31 kin of 1st Covid victim are isolated
The daughter and son-inlaw of India’s first coronavirus fatality, Qazi Muhammad Hussain Siddiqui, have been kept under surveillance as “high risk” in a special ward of the staterun ESIC Hospital in Kalaburgi, Karnataka.
They are among 21 persons kept in isolation. Of a total 46 persons Siddiqui came into contact with, 31 are family members whose blood samples were sent to the National Institute of Virology (NIV) for the coronavirus test.
Coming under scrutiny was Siddiqui’s travel history. According to his son, Dr Faisal Hamid Siddiqui, the deceased arrived from Saudi Arabia on February 29 after performing Umrah. After a few days, however, he felt uneasiness. His family took him to the family physician, but by midnight March 8, his cough worsened and he was taken to hospital.
Dr Faisal claimed that two private hospitals in Kalaburgi refused to admit him. A third did, but after doing a CT scan he was advised to shift to a hospital in Hyderabad.
The family says the patient was forcibly discharged; the hospital says they forcibly took him away.
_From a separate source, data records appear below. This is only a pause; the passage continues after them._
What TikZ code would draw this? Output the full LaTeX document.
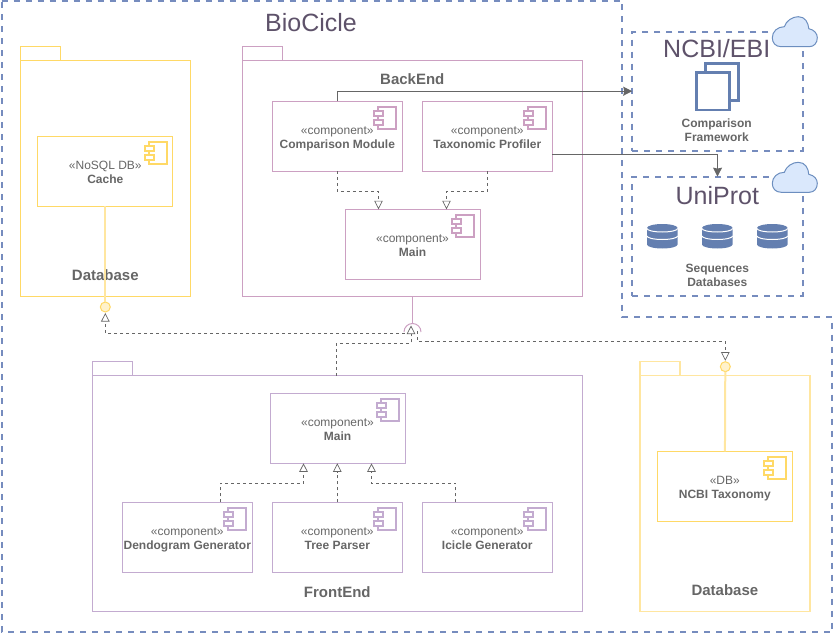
\documentclass[tikz,border=0pt]{standalone}
\usepackage{fontspec}
\setmainfont{Liberation Sans}
\usepackage{xcolor}
\usetikzlibrary{calc,arrows.meta,positioning}

\definecolor{BackPink}{RGB}{204, 160, 194}
\definecolor{FrontLilac}{RGB}{195, 171, 208}
\definecolor{StoreYellow}{RGB}{255, 217, 102}
\definecolor{StoreLine}{RGB}{255, 230, 160}
\definecolor{StoreFill}{RGB}{255, 242, 204}
\definecolor{CloudBlue}{RGB}{108, 142, 191}
\definecolor{CloudFill}{RGB}{218, 232, 252}
\definecolor{IconBlue}{RGB}{100, 127, 176}
\definecolor{BoundBlue}{RGB}{118, 140, 190}
\definecolor{LabelGray}{RGB}{102, 102, 102}
\definecolor{TitlePlum}{RGB}{94, 82, 106}

\tikzset{
    compicon/.pic={
        \draw[pic actions, line width=1.8pt, fill=white] (-24,6) rectangle (-6,28);
        \draw[pic actions, line width=1.8pt, fill=white] (-28,10) rectangle (-19,15);
        \draw[pic actions, line width=1.8pt, fill=white] (-28,19) rectangle (-19,24);
    },
    cloudicon/.pic={
        \draw[draw=CloudBlue, fill=CloudFill, line width=1pt] (9,30)
            .. controls (3,30) and (0,26) .. (0,21)
            .. controls (0,15) and (5,10) .. (12,10)
            .. controls (14,4) and (20,0) .. (26,0)
            .. controls (33,0) and (36,6) .. (36.5,12)
            .. controls (42,13) and (45,17) .. (45,21)
            .. controls (45,26) and (42,30) .. (37,30) -- cycle;
    },
    dbicon/.pic={
        \fill[IconBlue] (-15.3,4) arc[start angle=180, end angle=360, x radius=15.3, y radius=4]
            -- (15.3,20.5) arc[start angle=0, end angle=180, x radius=15.3, y radius=4] -- cycle;
        \draw[white, line width=1pt] (-15.3,4.5) arc[start angle=180, end angle=0, x radius=15.3, y radius=3.5];
        \draw[white, line width=1pt] (-15.3,12) arc[start angle=180, end angle=0, x radius=15.3, y radius=3.5];
    }
}

\begin{document}
\begin{tikzpicture}[
    x=1pt, y=-1pt,
    txt/.style={font=\fontsize{12}{14}\selectfont, text=LabelGray, align=center, inner sep=0pt},
    title/.style={font=\fontsize{15}{17}\selectfont\bfseries, text=LabelGray, inner sep=0pt},
    bigtitle/.style={font=\fontsize{25}{28}\selectfont, text=TitlePlum, inner sep=0pt},
    comp/.style={draw, line width=1pt, outer sep=0pt, minimum width=130pt, minimum height=70pt, txt, text height=27pt, text depth=3pt},
    package/.style={draw, line width=1pt, outer sep=0pt},
    pktab/.style={draw, line width=1pt, outer sep=0pt, inner sep=0pt, anchor=south west, minimum width=40pt, minimum height=14pt},
    cloudbox/.style={draw=BoundBlue, line width=2pt, dash pattern=on 6pt off 6pt, outer sep=0pt, minimum width=170.5pt},
    port/.style={circle, draw=StoreYellow, fill=StoreFill, line width=1pt, minimum size=10pt, inner sep=0pt, outer sep=0pt},
    real/.style={dash pattern=on 3pt off 3pt, draw=black!60, line width=0.7pt, -{Triangle[open, fill=white, length=8.5pt, width=8.5pt]}},
    feed/.style={draw=LabelGray, line width=1pt, -{Stealth[length=9pt, width=9pt, inset=1pt]}}
]
    \useasboundingbox (0,0) rectangle (840,639);

    % outer boundary
    \draw[draw=BoundBlue, line width=2pt, dash pattern=on 6pt off 6pt]
        (1.5,1.3) -- (622.3,1.3) -- (622.3,316.7) -- (832.3,316.7) -- (832.3,631.7) -- (1.5,631.7) -- cycle;
    \node[bigtitle] (biocicle) at (311,23) {BioCicle};

    % cloud side
    \node[cloudbox, minimum height=119pt] (ncbi) at (717.5,91.2) {};
    \node[cloudbox, minimum height=119.3pt] (uniprot) at (717.5,236.3) {};
    \pic at (772.3,16.7) {cloudicon};
    \pic at (772.3,162.3) {cloudicon};
    \node[bigtitle] (ncbititle) at (716.7,49) {NCBI/EBI};
    \node[bigtitle] (uniprottitle) at (717.3,196) {UniProt};

    \draw[draw=IconBlue, fill=white, line width=2.5pt] (705.7,63.3) rectangle (738.3,100.7);
    \draw[draw=IconBlue, fill=white, line width=2.5pt] (696.7,72.7) rectangle (729.3,110);
    \node[txt, font=\fontsize{12}{14}\selectfont\bfseries] (framework) at (716.7,130) {Comparison\\Framework};

    \foreach \x in {662.3,717.3,772.3}
        \pic at (\x,224) {dbicon};
    \node[txt, font=\fontsize{12}{14}\selectfont\bfseries] (seqdb) at (717.3,275) {Sequences\\Databases};

    % left database
    \node[package, draw=StoreYellow, minimum width=170pt, minimum height=236pt] (leftdb) at (105.3,178.3) {};
    \node[pktab, draw=StoreYellow] (leftdbtab) at (leftdb.north west) {};
    \node[comp, draw=StoreYellow, minimum width=135.3pt] (cache) at (105.3,171.3) {«NoSQL DB»\\\textbf{Cache}};
    \node[title] (leftdbtitle) at (105.3,275) {Database};
    \node[port] (cacheport) at (105.3,307) {};
    \draw[draw=StoreLine, line width=2pt] (cache) -- (cacheport);

    % back end
    \node[package, draw=BackPink, minimum width=340pt, minimum height=235.6pt] (backend) at (412.3,178.5) {};
    \node[pktab, draw=BackPink] (backendtab) at (backend.north west) {};
    \node[title] (backendtitle) at (412.3,79) {BackEnd};
    \node[comp, draw=BackPink] (cmpmod) at (337.3,136.3) {«component»\\\textbf{Comparison Module}};
    \node[comp, draw=BackPink, right=20pt of cmpmod] (taxprof) {«component»\\\textbf{Taxonomic Profiler}};
    \node[comp, draw=BackPink, minimum width=135pt] (bkmain) at (412.5,244.3) {«component»\\\textbf{Main}};
    \foreach \n in {cmpmod,taxprof,bkmain}
        \pic[draw=BackPink] at (\n.north east) {compicon};

    % front end
    \node[package, draw=FrontLilac, minimum width=490pt, minimum height=235.6pt] (frontend) at (337.3,493.5) {};
    \node[pktab, draw=FrontLilac] (frontendtab) at (frontend.north west) {};
    \node[title] (frontendtitle) at (337.3,591.7) {FrontEnd};
    \node[comp, draw=FrontLilac, minimum width=135pt] (femain) at (337.5,428.3) {«component»\\\textbf{Main}};
    \node[comp, draw=FrontLilac] (tree) at (337.3,537.3) {«component»\\\textbf{Tree Parser}};
    \node[comp, draw=FrontLilac, left=20pt of tree] (dendo) {«component»\\\textbf{Dendogram Generator}};
    \node[comp, draw=FrontLilac, right=20pt of tree] (icicle) {«component»\\\textbf{Icicle Generator}};
    \foreach \n in {femain,tree,dendo,icicle}
        \pic[draw=FrontLilac] at (\n.north east) {compicon};

    % right database
    \node[package, draw=StoreLine, line width=1.5pt, minimum width=170.3pt, minimum height=236pt] (rightdb) at (724.9,493.3) {};
    \node[pktab, draw=StoreLine, line width=1.5pt] (rightdbtab) at (rightdb.north west) {};
    \node[comp, draw=StoreYellow, minimum width=135pt] (ncbitax) at (724.8,486.3) {«DB»\\\textbf{NCBI Taxonomy}};
    \node[title] (rightdbtitle) at (724.9,590) {Database};
    \node[port] (taxport) at (725.3,366.7) {};
    \draw[draw=StoreLine, line width=2pt] (taxport) -- (ncbitax);
    \foreach \n in {cache,ncbitax}
        \pic[draw=StoreYellow] at (\n.north east) {compicon};

    % provided interface below the back end
    \coordinate (bkport) at (412.5,332);
    \coordinate (bkarrow) at (411,325.5);
    \coordinate (bkleft) at (405,333.3);
    \coordinate (bkright) at (417.5,331);
    \coordinate (feup) at (336.3,343.3);
    \draw[draw=BackPink, line width=1pt] (backend.south -| bkport) -- ([yshift=8.5pt]bkport);
    \draw[draw=BackPink, line width=1pt] ([xshift=-8.5pt]bkport) arc[start angle=180, end angle=360, radius=8.5];

    % connectors
    \draw[feed] (cmpmod.north) |- (ncbi);
    \draw[feed] ([yshift=-18pt]taxprof.east) -| (uniprot.north);
    \draw[real] (cmpmod.south) -- ++(0,20.4) -| ([xshift=-34pt]bkmain.north);
    \draw[real] (taxprof.south) -- ++(0,20.4) -| ([xshift=34pt]bkmain.north);
    \draw[real] ([xshift=33pt]dendo.north) -- ++(0,-19) -| ([xshift=-34pt]femain.south);
    \draw[real] (tree.north) -- (femain.south -| tree.north);
    \draw[real] ([xshift=-31.6pt]icicle.north) -- ++(0,-19) -| ([xshift=34pt]femain.south);
    \draw[real] (bkleft) -| ([yshift=-1pt]cacheport.south);
    \draw[real] (frontend.north -| feup) -- (feup) -| (bkarrow);
    \draw[real] (bkright) |- ++(10,10.7) -| ([yshift=1pt]taxport.north);
\end{tikzpicture}
\end{document}
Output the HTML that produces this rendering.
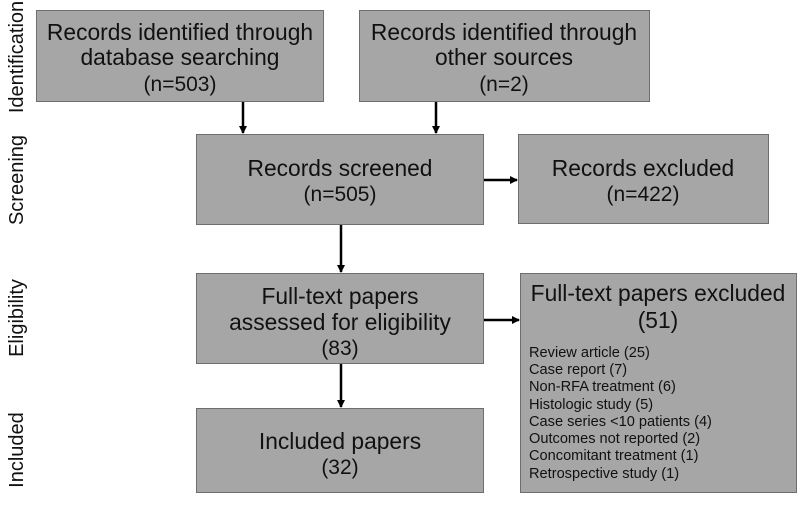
<!DOCTYPE html>
<html><head><style>body{margin:0;background:#fff}</style></head><body>
<svg width="800" height="504" xmlns="http://www.w3.org/2000/svg" font-family="Liberation Sans, Arial, sans-serif">
<defs><marker id="a" markerWidth="8" markerHeight="8" refX="7" refY="4" orient="auto" markerUnits="userSpaceOnUse"><path d="M0,0 L8,4 L0,8z" fill="#000"/></marker></defs>
<g fill="#a6a6a6" stroke="#6e6e6e" stroke-width="1">
<rect x="36.5" y="10.5" width="287" height="91"/>
<rect x="359.5" y="10.5" width="290" height="91"/>
<rect x="196.5" y="134.5" width="287" height="90"/>
<rect x="518.5" y="134.5" width="250" height="89"/>
<rect x="196.5" y="273.5" width="287" height="90"/>
<rect x="520.5" y="273.5" width="276" height="219"/>
<rect x="196.5" y="408.5" width="287" height="84"/>
</g>
<g stroke="#000" stroke-width="2.5" marker-end="url(#a)">
<line x1="243" y1="102" x2="243" y2="133"/>
<line x1="436" y1="102" x2="436" y2="133"/>
<line x1="341" y1="225" x2="341" y2="272"/>
<line x1="341" y1="364" x2="341" y2="407"/>
<line x1="484" y1="180" x2="517" y2="180"/>
<line x1="484" y1="320" x2="519" y2="320"/>
</g>
<g font-size="22.8" text-anchor="middle" fill="#111">
<text x="180" y="40">Records identified through</text>
<text x="180" y="65">database searching</text>
<text x="180" y="91" font-size="21">(n=503)</text>
<text x="504" y="40">Records identified through</text>
<text x="504" y="65">other sources</text>
<text x="504" y="91" font-size="21">(n=2)</text>
<text x="340" y="176">Records screened</text>
<text x="340" y="201" font-size="21">(n=505)</text>
<text x="643" y="176">Records excluded</text>
<text x="643" y="201" font-size="21">(n=422)</text>
<text x="340" y="304">Full-text papers</text>
<text x="340" y="330">assessed for eligibility</text>
<text x="340" y="355" font-size="21">(83)</text>
<text x="340" y="449">Included papers</text>
<text x="340" y="474" font-size="21">(32)</text>
<text x="658" y="301">Full-text papers excluded</text>
<text x="658" y="328">(51)</text>
</g>
<g font-size="14.6" fill="#111">
<text x="529" y="357">Review article (25)</text>
<text x="529" y="374">Case report (7)</text>
<text x="529" y="391">Non-RFA treatment (6)</text>
<text x="529" y="409">Histologic study (5)</text>
<text x="529" y="426">Case series &lt;10 patients (4)</text>
<text x="529" y="443">Outcomes not reported (2)</text>
<text x="529" y="460">Concomitant treatment (1)</text>
<text x="529" y="478">Retrospective study (1)</text>
</g>
<g font-size="20" text-anchor="middle" fill="#111">
<text transform="translate(23,57) rotate(-90)">Identification</text>
<text transform="translate(23,180) rotate(-90)">Screening</text>
<text transform="translate(23,318) rotate(-90)">Eligibility</text>
<text transform="translate(23,450) rotate(-90)">Included</text>
</g>
</svg>
</body></html>
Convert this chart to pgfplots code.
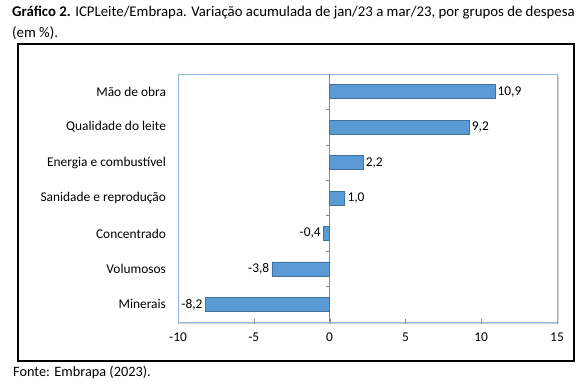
\documentclass[border=0pt]{standalone}
\usepackage{fontspec}
\setmainfont{Carlito}
\usepackage{pgfplots}
\pgfplotsset{compat=1.18}
\definecolor{barfill}{HTML}{5B9BD5}
\definecolor{barline}{HTML}{41719C}
\definecolor{frameblue}{HTML}{8DB4E2}
\definecolor{axgray}{HTML}{868686}
\begin{document}
\begin{tikzpicture}[x=1pt,y=1pt]
\useasboundingbox (0,0) rectangle (584,388);
\node[anchor=west, inner sep=0pt, font=\fontsize{14.8}{17}\selectfont] at (12,375) {\textbf{Gráfico 2.} ICPLeite/Embrapa. Variação acumulada de jan/23 a mar/23, por grupos de despesa};
\node[anchor=west, inner sep=0pt, font=\fontsize{14.8}{17}\selectfont] at (12,355) {(em \%).};
\fill[gray!35] (180,64) rectangle (559,312);
\draw[line width=2.2pt] (18,344) rectangle (574,27);
\node[anchor=west, inner sep=0pt, font=\fontsize{14.3}{17}\selectfont] at (13,16) {Fonte: Embrapa (2023).};
\begin{axis}[
  at={(178pt,66pt)}, anchor=south west,
  scale only axis, width=379pt, height=248pt,
  axis background/.style={fill=white},
  xbar, bar width=14pt, bar shift=0pt,
  xmin=-10, xmax=15, ymin=-0.5, ymax=6.5,
  xtick={-10,-5,0,5,10,15},
  xticklabels={-10,-5,0,5,10,15},
  ytick={0,1,2,3,4,5,6},
  yticklabels={Minerais,Volumosos,Concentrado,Sanidade e reprodução,Energia e combustível,Qualidade do leite,Mão de obra},
  axis line style={frameblue, line width=0.8pt},
  xtick pos=bottom, ytick style={draw=none},
  xtick style={axgray}, tick align=center, major tick length=5pt,
  tick label style={font=\fontsize{13.4}{15}\selectfont},
  yticklabel style={xshift=-6pt},
  xticklabel style={yshift=-5pt},
  nodes near coords, nodes near coords align=horizontal,
  every node near coord/.append style={font=\fontsize{13.4}{15}\selectfont, inner sep=2.5pt},
  /pgf/number format/.cd, fixed, precision=1, fixed zerofill, use comma, assume math mode=true,
]
\draw[axgray, line width=0.8pt] (axis cs:-10,-0.5) -- (axis cs:15,-0.5);
\draw[axgray, line width=0.8pt] (axis cs:0,-0.5) -- (axis cs:0,6.5);
\foreach \yy in {0.5,1.5,2.5,3.5,4.5,5.5} {
  \edef\tmp{\noexpand\draw[axgray, line width=0.6pt] (axis cs:0,\yy) -- ++(-4pt,0pt);}\tmp
}
\addplot[fill=barfill, draw=barline, line width=0.6pt] coordinates {
(-8.2,0) (-3.8,1) (-0.4,2) (1.0,3) (2.2,4) (9.2,5) (10.9,6)
};
\end{axis}
\end{tikzpicture}
\end{document}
Dr Faisal also claimed that doctors at both Gandhi hospital and Apollo Hospital were reluctant to admit him once they saw he had the coronavirus, so he was admitted to Care hospital (the family admits it did not tell doctors there that he might have the coronavirus). Once Care hospital realised he had the coronavirus, it discharged the patient, according to the family.